Année C : samedi de la 3e semaine de Pâques (litcp03s.19)
Jn 6, 60-69 : pourquoi je demeure chrétien
Qu'est-ce que Jésus a pu dire pour susciter une telle réaction ? Souvenons-nous que Jésus, avec quelques pains et quelques poissons, avait donné à manger à une foule de plus de cinq mille personnes ! Ce n'est pas rien, mais les réactions ne furent pas aussi vives que ce matin. Plutôt que de le quitter pour ce geste étonnant, la foule voulait le faire roi.
Dans le désert, ce geste de Jésus nourrissant la foule avec presque rien était un signe, non un miracle, pour aller plus loin; mais pour aller où ? C’était un geste pour avancer plus en profondeur, mais jusqu’où ? Jean au terme de sa lecture de l’eucharistie, offre une parole tellement rude, dure à entendre, à comprendre, tellement scandaleuse, traduit la bible de Jérusalem, qu’elle fait reculer les disciples. Quelle est cette parole pour aller plus loin ? Plus en profondeur ?
Jésus offre d’entrer dans une relation personnelle et intime avec lui, une relation qui nous introduit dans la vie même de Dieu.
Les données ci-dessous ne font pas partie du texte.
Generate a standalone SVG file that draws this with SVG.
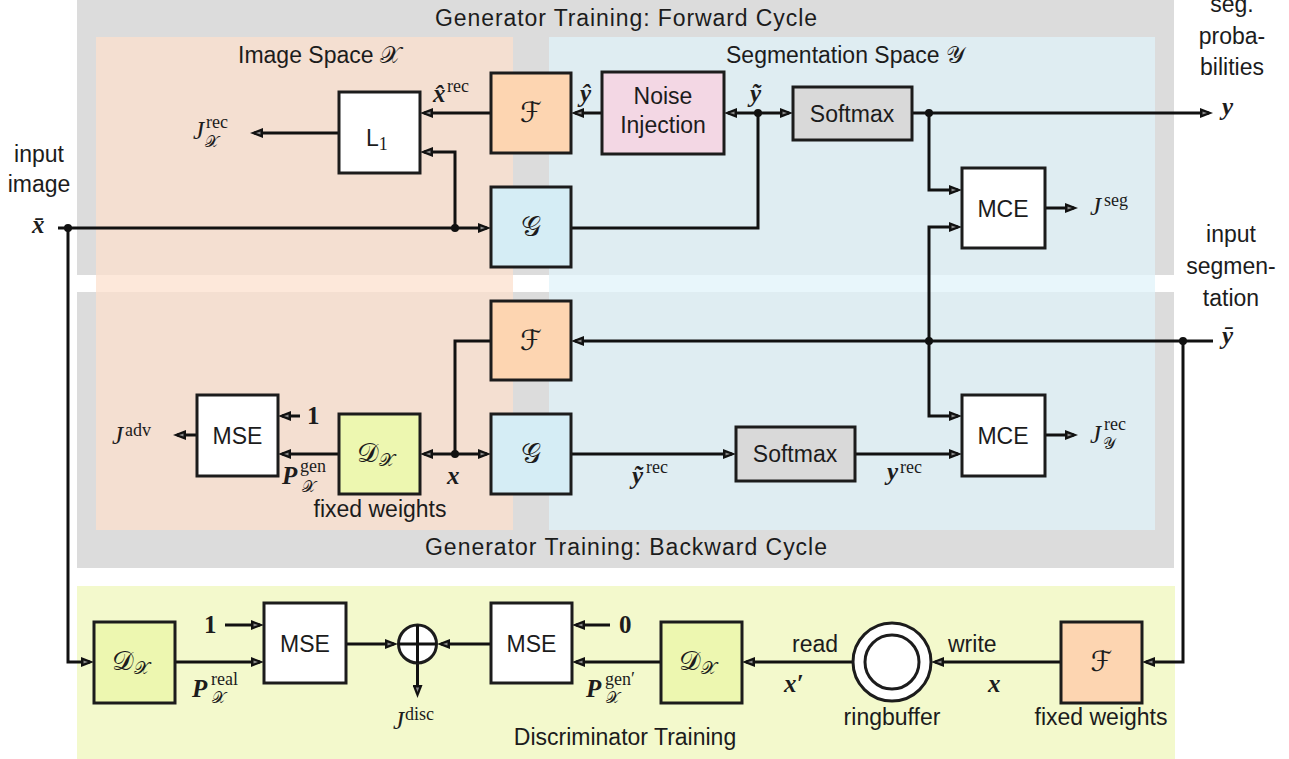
<svg xmlns="http://www.w3.org/2000/svg" width="1289" height="759" viewBox="0 0 1289 759">
<style>
.panel{fill:#dcdcdc}
.box{stroke:#1c1c1c;stroke-width:3}
.w{fill:#fff}.fo{fill:#fdd5b1}.gb{fill:#d5edf5}.dl{fill:#edf7b0}.sm{fill:#d9d9d9}.ni{fill:#f3d7e4}
.t{font-family:"Liberation Sans",Arial,sans-serif;font-size:23px;fill:#1c1c1c}
.c{text-anchor:middle}
.m{font-family:"Liberation Serif",serif;font-style:italic;font-size:25px;fill:#1c1c1c}
.mb{font-family:"Liberation Serif",serif;font-style:italic;font-weight:bold;font-size:25px;fill:#1c1c1c}
.nb{font-family:"Liberation Serif",serif;font-weight:bold;font-size:25px;fill:#1c1c1c}
.s{font-family:"Liberation Serif",serif;font-size:18px;fill:#1c1c1c}
.cal{font-family:"DejaVu Serif","DejaVu Sans","Noto Sans",serif;fill:#1c1c1c}
.wire{fill:none;stroke:#111;stroke-width:3;stroke-linejoin:miter}
.arr{marker-end:url(#ah)}
.dot{fill:#111}
</style>
<defs>
<marker id="ah" viewBox="0 0 13 10" refX="9" refY="5" markerWidth="13" markerHeight="10" markerUnits="userSpaceOnUse" orient="auto">
<path d="M0,0 L13,5 L0,10 z" fill="#111"/>
<path d="M2.5,3.4 L7,5 L2.5,6.6 z" fill="#8a8a8a"/>
</marker>
</defs>

<g id="backgrounds">
<rect class="panel" x="77" y="-5" width="1097" height="280"/>
<rect class="panel" x="77" y="292" width="1097" height="276"/>
<rect x="96" y="37" width="417" height="493" fill="#fce0cd" fill-opacity="0.74"/>
<rect x="549" y="37" width="606" height="493" fill="#e0f3fa" fill-opacity="0.74"/>
<rect x="77" y="586" width="1098" height="175" fill="#f3f9cc"/>
<text class="t c" x="626" y="26" textLength="382" lengthAdjust="spacing">Generator Training: Forward Cycle</text>
<text class="t c" x="626" y="555" textLength="402" lengthAdjust="spacing">Generator Training: Backward Cycle</text>
<text class="t c" x="625" y="745">Discriminator Training</text>
<text class="t" x="238" y="63">Image Space <tspan class="cal" font-size="24">𝒳</tspan></text>
<text class="t" x="726" y="63">Segmentation Space <tspan class="cal" font-size="24">𝒴</tspan></text>
</g>

<g id="connectors">
<path class="wire arr" d="M58,228 H487"/>
<path class="wire arr" d="M455,228 V152 H424"/>
<path class="wire arr" d="M491,113 H424"/>
<path class="wire arr" d="M339,133 H254"/>
<path class="wire arr" d="M602,113 H575"/>
<path class="wire" d="M571,228 H758 V113"/>
<path class="wire arr" d="M758,113 H728"/>
<path class="wire arr" d="M758,113 H789"/>
<path class="wire arr" d="M912,113 H1209"/>
<path class="wire arr" d="M929,113 V190 H958"/>
<path class="wire arr" d="M929,341 V227 H958"/>
<path class="wire arr" d="M929,341 V416 H958"/>
<path class="wire arr" d="M1045,208 H1074"/>
<path class="wire arr" d="M1213,341 H575"/>
<path class="wire arr" d="M1183,341 V662 H1146"/>
<path class="wire" d="M491,341 H455 V454"/>
<path class="wire arr" d="M455,454 H487"/>
<path class="wire arr" d="M455,454 H424"/>
<path class="wire arr" d="M339,454 H282"/>
<path class="wire arr" d="M300,416 H282"/>
<path class="wire arr" d="M197,435 H177"/>
<path class="wire arr" d="M571,454 H732"/>
<path class="wire arr" d="M855,454 H958"/>
<path class="wire arr" d="M1045,435 H1074"/>
<path class="wire arr" d="M68,228 V662 H90"/>
<path class="wire arr" d="M175,662 H260"/>
<path class="wire arr" d="M225,625 H260"/>
<path class="wire arr" d="M346,644 H394"/>
<path class="wire arr" d="M491,644 H441"/>
<path class="wire arr" d="M417.5,663 V694"/>
<path class="wire arr" d="M610,625 H576"/>
<path class="wire arr" d="M661,662 H576"/>
<path class="wire arr" d="M853,662 H746"/>
<path class="wire arr" d="M1061,662 H935"/>
<circle class="dot" cx="68" cy="228" r="4"/>
<circle class="dot" cx="455" cy="228" r="4"/>
<circle class="dot" cx="758" cy="113" r="4"/>
<circle class="dot" cx="929" cy="113" r="4"/>
<circle class="dot" cx="929" cy="341" r="4"/>
<circle class="dot" cx="1183" cy="341" r="4"/>
<circle class="dot" cx="455" cy="454" r="4"/>
</g>

<g id="L1"><rect class="box w" x="339" y="92" width="81" height="81"/><text class="t" x="366" y="146" font-size="24">L<tspan class="s" font-size="17" dy="4">1</tspan></text></g>
<g id="F-fwd"><rect class="box fo" x="491" y="73" width="80" height="80"/><text class="cal c" x="531" y="122" font-size="28">ℱ</text></g>
<g id="G-fwd"><rect class="box gb" x="491" y="187" width="80" height="80"/><text class="cal c" x="531" y="236" font-size="28">𝒢</text></g>
<g id="noise"><rect class="box ni" x="602" y="72" width="122" height="82"/><text class="t c" x="663" y="104">Noise</text><text class="t c" x="663" y="133">Injection</text></g>
<g id="softmax-fwd"><rect class="box sm" x="793" y="87" width="119" height="53"/><text class="t c" x="852" y="122">Softmax</text></g>
<g id="MCE-fwd"><rect class="box w" x="962" y="168" width="83" height="80"/><text class="t c" x="1003" y="217">MCE</text></g>
<g id="F-bwd"><rect class="box fo" x="491" y="301" width="80" height="79"/><text class="cal c" x="531" y="350" font-size="28">ℱ</text></g>
<g id="G-bwd"><rect class="box gb" x="491" y="414" width="80" height="80"/><text class="cal c" x="531" y="463" font-size="28">𝒢</text></g>
<g id="softmax-bwd"><rect class="box sm" x="736" y="427" width="119" height="54"/><text class="t c" x="795" y="462">Softmax</text></g>
<g id="MCE-bwd"><rect class="box w" x="962" y="395" width="83" height="81"/><text class="t c" x="1003" y="444">MCE</text></g>
<g id="D-fixed"><rect class="box dl" x="339" y="414" width="81" height="80"/><text class="cal" x="357" y="462" font-size="27">𝒟<tspan font-size="18" dy="4">𝒳</tspan></text></g>
<g id="MSE-adv"><rect class="box w" x="197" y="395" width="81" height="81"/><text class="t c" x="237.5" y="444">MSE</text></g>
<g id="D-real"><rect class="box dl" x="94" y="622" width="81" height="81"/><text class="cal" x="112" y="670" font-size="27">𝒟<tspan font-size="18" dy="4">𝒳</tspan></text></g>
<g id="MSE-real"><rect class="box w" x="264" y="603" width="82" height="80"/><text class="t c" x="305" y="652">MSE</text></g>
<g id="sum"><circle class="box w" cx="417.5" cy="644" r="19"/><path class="wire" d="M417.5,625 V663 M398.5,644 H436.5"/></g>
<g id="MSE-gen"><rect class="box w" x="491" y="603" width="81" height="80"/><text class="t c" x="531.5" y="652">MSE</text></g>
<g id="D-gen"><rect class="box dl" x="661" y="622" width="81" height="81"/><text class="cal" x="679" y="670" font-size="27">𝒟<tspan font-size="18" dy="4">𝒳</tspan></text></g>
<g id="ringbuffer"><circle class="box w" cx="892" cy="662" r="39"/><circle class="box w" cx="892" cy="662" r="27"/></g>
<g id="F-fixed"><rect class="box fo" x="1061" y="622" width="81" height="81"/><text class="cal c" x="1101.5" y="671" font-size="28">ℱ</text></g>

<g id="labels">
<text class="t c" x="39" y="162">input</text>
<text class="t c" x="39" y="192">image</text>
<text class="mb" x="32" y="233">x̄</text>
<text class="t c" x="1232" y="12">seg.</text>
<text class="t c" x="1232" y="44">proba-</text>
<text class="t c" x="1232" y="75">bilities</text>
<text class="mb" x="1222" y="115">y</text>
<text class="t c" x="1231" y="242">input</text>
<text class="t c" x="1231" y="274">segmen-</text>
<text class="t c" x="1231" y="306">tation</text>
<text class="mb" x="1222" y="344">ȳ</text>
<text class="m" x="193" y="139">J</text><text class="s" x="206" y="128">rec</text><text class="cal" x="205" y="147" font-size="16">𝒳</text>
<text class="mb" x="433" y="102">x̂</text><text class="s" x="447" y="92">rec</text>
<text class="mb" x="580" y="102">ŷ</text>
<text class="mb" x="750" y="102">ỹ</text>
<text class="m" x="1090" y="215">J</text><text class="s" x="1104" y="206">seg</text>
<text class="nb" x="307" y="424">1</text>
<text class="m" x="112" y="444">J</text><text class="s" x="125" y="436">adv</text>
<text class="mb" x="282" y="484">P</text><text class="s" x="300" y="472">gen</text><text class="cal" x="302" y="492" font-size="16">𝒳</text>
<text class="t c" x="380" y="517">fixed weights</text>
<text class="mb" x="447" y="484">x</text>
<text class="mb" x="632" y="484">ỹ</text><text class="s" x="646" y="473">rec</text>
<text class="mb" x="887" y="480">y</text><text class="s" x="900" y="473">rec</text>
<text class="m" x="1090" y="443">J</text><text class="s" x="1104" y="430">rec</text><text class="cal" x="1103" y="449" font-size="16">𝒴</text>
<text class="nb" x="204" y="633">1</text>
<text class="mb" x="192" y="697">P</text><text class="s" x="211" y="685">real</text><text class="cal" x="212" y="703" font-size="16">𝒳</text>
<text class="m" x="393" y="729">J</text><text class="s" x="405" y="720">disc</text>
<text class="nb" x="619" y="633">0</text>
<text class="mb" x="586" y="697">P</text><text class="s" x="605" y="685">gen′</text><text class="cal" x="606" y="703" font-size="16">𝒳</text>
<text class="t" x="792" y="652">read</text>
<text class="mb" x="784" y="692">x′</text>
<text class="t" x="948" y="652">write</text>
<text class="mb" x="988" y="692">x</text>
<text class="t c" x="892" y="725">ringbuffer</text>
<text class="t c" x="1101" y="725">fixed weights</text>
</g>
</svg>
Je suis descendu du ciel pour vous dire des paroles qui sont vie. Jésus invite à porter plus haut notre désir de vie. Il offre une nourriture d’éternité. Pour nous éviter de mourir, Jésus nous offre de demeurer en nous et nous en lui.
À la samaritaine, Jésus offre une eau vive jaillissante en vie éternelle. À ceux qui entendent sa parole, il propose un pain qui fait vivre, un pain qui fait participer, élève jusqu’à sa propre vie de fils du Père. . Le Seigneur des surprises [nous] invite non seulement à être surpris, mais aussi à réaliser des choses surprenantes (Pape François, 5/6/19). Ce pain donne de l’avenir à notre avenir L’œuvre de Dieu est de nous rendre participants de sa divinité. Cette foi fait de nos vies des œuvres d’art que le Père a rêvé quand il nous a créés (cf. Exhort. Ap. Gaudete et exsultate, 32)
Pour les proches de Jésus, entendre cela était intolérable. On ne peut plus l’écouter. Plusieurs s’en allèrent, dit Jean. Avouons-le, les paroles de Jésus, qui me mange vivra, ma chair est nourriture, ne sont pas faciles à entendre. Elles s'adressent à nous, ce matin. Allons-nous continuer à l'écouter ? Devant nous, une option : écouter ou cesser d’écouter quand on dépasse les bornes. Voulons-nous partir nous aussi ?
Récemment, dans un livre qui a pour titre Pourquoi je suis demeuré chrétien et resté catholique, Mgr Doré, ancien archevêque de Strasbourg, donnait cette réponse : à cause de Jésus.
Des paroles dures qui nous incitent à choisir, qui nous invitent librement à marcher avec Jésus ou prendre un autre chemin. Ces paroles de Jésus sur le Pain de vie marquent un tournant dans toute vie. Elles obligent à choisir, provoquent une crise, une crise qui est une grâce, une crise qui nous amène plus loin, plus en profondeur, plus en vérité dans notre relation avec Jésus.
Un hymne pascal chante que c’est en goûtant sa chair toute sainte brulée sur l’autel de la Croix, en goûtant le vin de son sang [que] nous vivons de la vie de Dieu. Dès les premiers temps du christianisme, les docteurs de la foi chrétienne écrivaient : si tu comprends, ce n’est pas Dieu que tu as trouvé.
Jésus, ce matin, nous invite à passer d'une foi du merveilleux, celle de la foule nourrie au désert avec presque rien, à celle d’une foi qui appelle à être avec Dieu, à être à Dieu, qui veut devenir notre ami, notre nourriture jusqu’à demeurer en nous et nous voir demeurer en lui. C’est pour parvenir à cette union que Jésus s’est fait pain de vie. Il nous faut beaucoup de temps pour accueillir cette nouvelle, pour ne pas nous aussi quitter Jésus.
Votre retraite vous a conduit à regarder celui qui invite à entrer dans son intimité. Ce matin, écouter ce Jésus ouvre une brèche à la finalité de toute vie. Nous sommes éternels. Ces paroles sont dures à entendre. Elles ouvrent sur l’émerveillement, l’Action de grâce.
Je termine par ces mots que le pape François adresse aux jeunes au début de sa lettre pastorale Christus vivit : il vit et il te veut vivant. Il est en toi, il est avec toi et il ne te quitte jamais […]. Le Ressuscité est là, t’appelant et t’attendant. Amen.